August 6, 2008 at 5:38 am

48 is a difficult one. Neither Tintin or Asterix made it to those numbers, but we do have a cool Spirou book on 48.

(Spirou is a belgian comic series very famous in Europe – and mostly unknown outside it.)

The 48th Spirou and Fantasio book, L’homme qui ne voulait pas mourir (The Man Who Didn’t Want To Die) was the second book by the creative team of writer Jean-David Morvan and artist José-Luis Munuera. After a weak first album, they hit the stride on this one.

The books marks the first appearance of Fantasio’s uncle Tanzafio, who had been thought dead on the überclassic fourth Spirou book Spirou et les héritiers (Spirou and the Heirs). In truth, he had found the Fountain of Youth and now needs to get back to it, before his old age catches up with him. But Fantasio’s evil cousin Zantafio (yup, the whole family is named that way…) discovers it and starts searching for the place himself, hoping to get rich exploring it. Lots of chases (done with the always energic Munuera artwork) on this modern-style globetrotting adventure, first serialized on the Spirou magazine on 2005 and published in album form later that year.

Having said that, FF #48 STILL tops it, though. It is a real, bonafide classic!

Best,
Hunter (Pedro Bouça)

Quasar #48 weaves in a tale of the Elders of the Universe — the MU’s answer to the Endless — fighting each other via Earthlings. In rival corners: Possessor and Obliterator. in a stunning shocking twist, Quasar and Thunderstrike get possessed and try to obliterate each other. You’d think that being Elders and all, they’d be better role models.

Starman #48 is the first real part of “Stars My Destination” (after a couple issues of prologue-related things) and also the first “regular” issue without Tony Harris as artist.

Secret Origins #48 has the Ambush Bug origin, entitled “WE THOUGHT HIM UP!,” which was the first new Ambush Bug story in four years at that point.

Hmm, surely even Galactus must fear the Porcupine, who showed up in Tales to Astonish #48. Right?
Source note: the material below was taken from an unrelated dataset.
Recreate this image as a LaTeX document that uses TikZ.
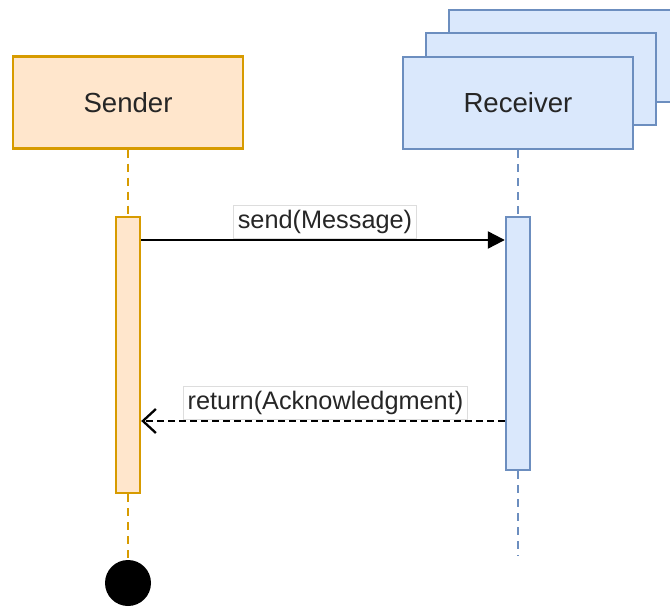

Maybe? He’s got quills! Those things, they smart if they get in ya.

When I saw #48, my first thought was “FF-the beginning of the Galactus story.”

So, agreed.

Everything good’s been mentioned, so here are a couple of dishonorable mentions; stories notable for reasons of infamy:

Legion of Super-Heroes (v3) #48 was infamous for the ‘high’ point of modern era Bad Comic Book Science for all time, as the issue in which Mon-El carries a White Dwarf Star into Legion Headquarters.

And Green Lantern #48 was the beginning of “Emerald Twilight”

Just a teensy correction: Emerald Twilight was actually in Green Lantern volume 3. It was the second Hal Jordan series, but Alan Scott had one of the same name too.

I guess its what all in what you like and know. When 48 came up I thought of Hourman in Adventure Comics and only thought of FF when I saw the cover shot.

SUICIDE SQUAD #48 featured what I believe was Barbara Gordon’s first encounter with the Joker since KILLING JOKE.